After Bhutto first came to power in 1988, Zardari built stables and a polo field on the grounds of the Prime Minister's palace in Islamabad. He flew in horses from Saudi Arabia and Argentina. He imported the best coaches and horse trainers. What had once been the exclusive realm of feudal landlords and military men was thrown open to the new industrialists who flocked to Zardari's stables to curry favor with Bhutto's husband, who was also Minister of Investment. Zardari never became a great player one old polo hand says he sat on a horse "like a sack of potatoes" but even those cynical about his motives admit that he did bring polo back into the limelight. "It was good for us because it improved the breeding stock," says Idris. "Still, I'm sure he was less worried about our bloodlines than about his image."
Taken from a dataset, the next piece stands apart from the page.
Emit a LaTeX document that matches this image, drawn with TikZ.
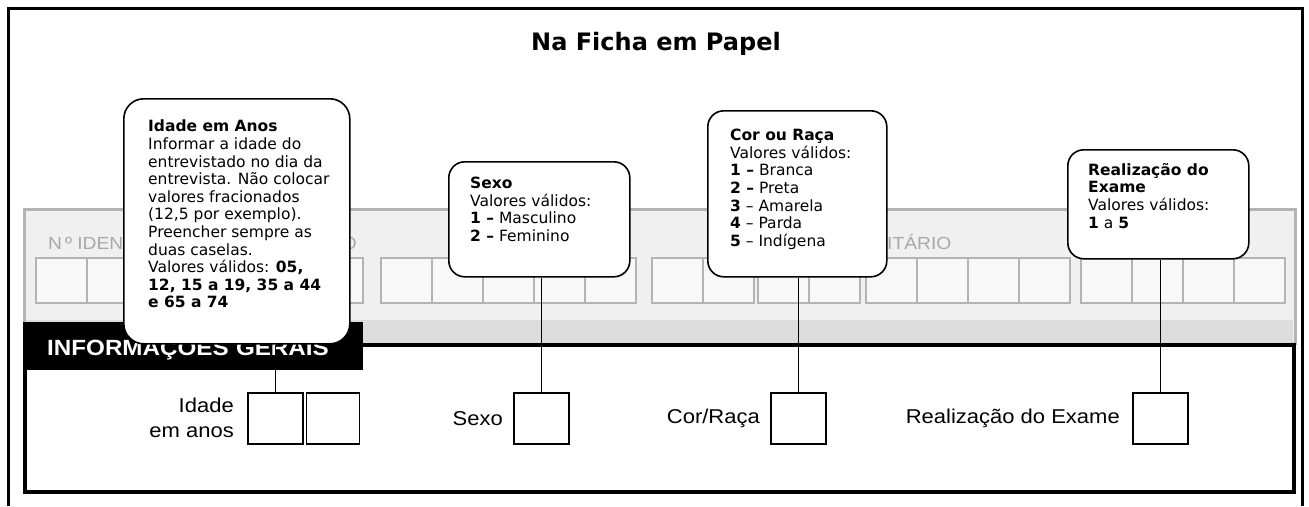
\documentclass[tikz,border=0pt]{standalone}
\usepackage{fontspec}
\setmainfont{DejaVu Sans}
\newfontfamily\formfont[FakeStretch=1.1]{Liberation Sans}
\usetikzlibrary{positioning}

\definecolor{panelgray}{HTML}{F0F0F0}
\definecolor{stripgray}{HTML}{DCDCDC}
\definecolor{linegray}{HTML}{B4B4B4}
\definecolor{cellgray}{HTML}{F8F8F8}
\definecolor{textgray}{HTML}{A8A8A8}

\begin{document}
\begin{tikzpicture}[x=1pt, y=-1pt,
    % Styles
    note/.style={rectangle, draw=black, fill=white, line width=1.6pt, rounded corners=16pt, anchor=north west, inner sep=0pt},
    notetext/.style={anchor=north west, align=left, inner sep=0pt, font=\fontsize{15.5}{17.6}\selectfont},
    answerbox/.style={rectangle, draw=black, line width=1.6pt, minimum width=55pt, minimum height=51pt, anchor=north west, inner sep=0pt},
    fieldname/.style={inner sep=0pt, align=right, font=\formfont\fontsize{20}{25}\selectfont},
    formtext/.style={inner sep=0pt, anchor=base west, text=textgray, font=\formfont\fontsize{17.5}{20}\selectfont},
    cell/.style={draw=linegray, fill=cellgray, line width=1.2pt},
    line/.style={draw, line width=1.2pt}
  ]
  \useasboundingbox (0,0) rectangle (1309,506);

  % Sheet
  \draw[line width=3pt] (8,506) -- (8,8) -- (1302,8) -- (1302,506);
  \node[font=\bfseries\fontsize{24}{28}\selectfont, anchor=base] (title) at (656,50) {Na Ficha em Papel};

  % Form behind
  \draw[draw=linegray, fill=panelgray, line width=3pt] (24,209) rectangle (1295,343);
  \fill[stripgray] (26,320) rectangle (1293,343);
  \foreach \start/\n in {36/4, 261/2, 381/5, 652/2, 758/2, 866/4, 1081/4}
    \foreach \i in {1,...,\n}
      \draw[cell] ({\start+(\i-1)*51},258) rectangle ++(51,45);
  \node[formtext] (idfield) at (48,249) {N\,º IDEN};
  \node[formtext, anchor=base east] (idfieldend) at (357,249) {O};
  \node[formtext] (unitfield) at (887,249) {ITÁRIO};

  % Informacoes gerais
  \draw[line width=4pt] (25,345) rectangle (1294,492);
  \node[fill=black, text=white, anchor=north west, minimum height=48pt, text width=292pt, text depth=0pt, inner xsep=24pt, inner ysep=0pt, align=left, font=\formfont\bfseries\fontsize{22}{24}\selectfont] (header) at (23,322) {INFORMAÇÕES GERAIS};

  % Boxes
  \node[answerbox] (idadebox) at (247,392) {};
  \node[answerbox, minimum width=53pt, right=2pt of idadebox] (idadebox2) {};
  \node[answerbox] (sexobox) at (513,392) {};
  \node[answerbox] (corbox) at (770,392) {};
  \node[answerbox] (examebox) at (1132,392) {};

  \node[fieldname, left=13pt of idadebox] (idadename) {Idade\\em anos};
  \node[fieldname, left=10pt of sexobox] (sexoname) {Sexo};
  \node[fieldname, left=10pt of corbox] (corname) {Cor/Raça};
  \node[fieldname, left=12pt of examebox] (examename) {Realização do Exame};

  % Callouts
  \node[note, rounded corners=20pt, minimum width=226pt, minimum height=245pt] (idadenote) at (123,98) {};
  \node[notetext, below right=22pt and 25pt of idadenote.north west] (idadetext) {%
    \textbf{Idade em Anos}\\
    Informar a idade do\\
    entrevistado no dia da\\
    entrevista. Não colocar\\
    valores fracionados\\
    (12,5 por exemplo).\\
    Preencher sempre as\\
    duas caselas.\\
    Valores válidos: \textbf{05,}\\
    \textbf{12, 15 a 19, 35 a 44}\\
    \textbf{e 65 a 74}};

  \node[note, minimum width=181pt, minimum height=115pt] (sexonote) at (448,161) {};
  \node[notetext, below right=16pt and 22pt of sexonote.north west] (sexotext) {%
    \textbf{Sexo}\\
    Valores válidos:\\
    \textbf{1 –} Masculino\\
    \textbf{2 –} Feminino};

  \node[note, minimum width=179pt, minimum height=166pt] (cornote) at (707,110) {};
  \node[notetext, below right=19pt and 23pt of cornote.north west] (cortext) {%
    \textbf{Cor ou Raça}\\
    Valores válidos:\\
    \textbf{1 –} Branca\\
    \textbf{2 –} Preta\\
    \textbf{3} – Amarela\\
    \textbf{4} – Parda\\
    \textbf{5} – Indígena};

  \node[note, minimum width=181pt, minimum height=109pt] (examenote) at (1067,149) {};
  \node[notetext, below right=14pt and 21pt of examenote.north west] (exametext) {%
    \textbf{Realização do}\\
    \textbf{Exame}\\
    Valores válidos:\\
    \textbf{1} a \textbf{5}};

  % Edges
  \path[line] (idadebox.north |- idadenote.south) -- (idadebox.north);
  \path[line] (sexobox.north |- sexonote.south) -- (sexobox.north);
  \path[line] (corbox.north |- cornote.south) -- (corbox.north);
  \path[line] (examebox.north |- examenote.south) -- (examebox.north);
\end{tikzpicture}
\end{document}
Yet polo also hurt Zardari. When Bhutto's government fell under the weight of multiple corruption charges in 1996, Zardari's embrace of the élitist sport was held up as a telling symbol of excess. Though never convicted, he served 11 years in jail on charges of corruption (which he says were politically motivated, and have now been dropped). When Nawaz Sharif, Bhutto's political nemesis and successor, regained the prime ministership in 1997, he turned the polo field into a cricket pitch.
A History of Influence
Polo has always been more than a game. The name comes from the Tibetan for a bamboo root even today some balls are still carved from the hollow bulb of the bamboo tree. Some 2,000 years ago (give or take a few centuries), Persian kings developed the sport as a training exercise for their cavalry, often setting scrimmages at a hundred horses a side. In many cases it evolved as a stand-in for war, the mock battles between tribes used to settle disputes that would otherwise end in bloodshed. Afghanistan's buzkashi, a variant played without sticks and using the carcass of a goat or calf, was similarly a substitute for fighting. By the Middle Ages, polo had conquered Asia and was played from Byzantium to Japan.
The warrior-emperor Aurangzeb chose his commanders from the polo pitches of Agra before expanding the Mughal Empire through the rest of the Indian subcontinent. During the Raj, British administrators transported polo home to England where a set of rules, handicaps and scoring regulations was applied, turning a rough warriors' game into a paragon of genteel sportsmanship before being exported back to the land of its origins. In America, polo turned the robber-baron Vanderbilts into New World royalty fit for rubbing elbows with the landed gentry of old Europe.
At the same time, polo is a great equalizer. The sport boasts only a few thousand professional players worldwide, and if not everyone is a personal acquaintance, their names are certainly familiar. "Polo is not a normal sport," says Tariq Afridi, Pakistan's ambassador to the Federation of International Polo. "Most players are fanatical; they do nothing but think polo. It's a world of its own, even internationally. We all speak a common language." Afridi, who started playing at age 12, carried his obsession through his career as a diplomat. He has played polo in every one of his eight overseas postings but Libya, and remembers competing against England's Prince Philip while a junior secretary in the Pakistani mission to France. The son of a soldier, he still marvels at the people he was able to meet. "These were people who in the normal course of events I would never encounter. It was an immediate entrée into a different world."
Most polo matches consist of four rounds of 71/2 minutes each. Given time for the mandatory change of ponies between rounds, the game is over in little more than half an hour. But, says Afridi, "you cannot imagine the hours of work that go into those 35 minutes. Each pony has to be exercised, groomed and fed every day. Then there is training, the vet and the blacksmith. And at the end of the day your favorite pony still ends up lame. From the minute you wake up you are caring for the ponies, and after the game you are making sure they are not lame. You have to be something of an obsessive to do this."
But each 35-minute match on the polo pitch makes up for the hours of backbreaking labor. As any golfer knows, the solid connection between club and ball vibrates through the body with the pleasurable hum of a struck tuning fork. Add to that the gratification of near-perfect communion between rider and horse, where each infinitesimal shift in weight or pressure of leg becomes an extension of thought. Combined with the synergy of four teammates pursuing an elaborate strategy, polo is the consummate union of action and intuition. Idris, who has played polo on and off for 30 years, says it is like playing chess at 40 miles an hour. "You are not just sitting on a horse whacking a ball around. In your head you are playing four moves in advance. It's all about anticipation, what your opponent will do and how your teammates will counter that move. But it is all taking place in a split second."
A Serious Player
Zardari's re-emergence in Pakistan's political scene as co-leader of the powerful Pakistan People's Party, he could be in line for the prime ministership has ignited a flurry of speculation among the polo-playing community that their passion might benefit from his fame and stature. But so far Zardari has stayed far from the pitch, too busy running the party he inherited from his wife. So busy, in fact, that he was unable to comment on his ponies or polo-playing, according to his spokeswoman. Idris muses on the hope and trust ordinary Pakistanis have invested in Zardari . "It's the same with the polo people, I guess. Everyone is hoping he just might surprise us with a planeload of thoroughbreds from Argentina." Noble Roll's spirit lives on.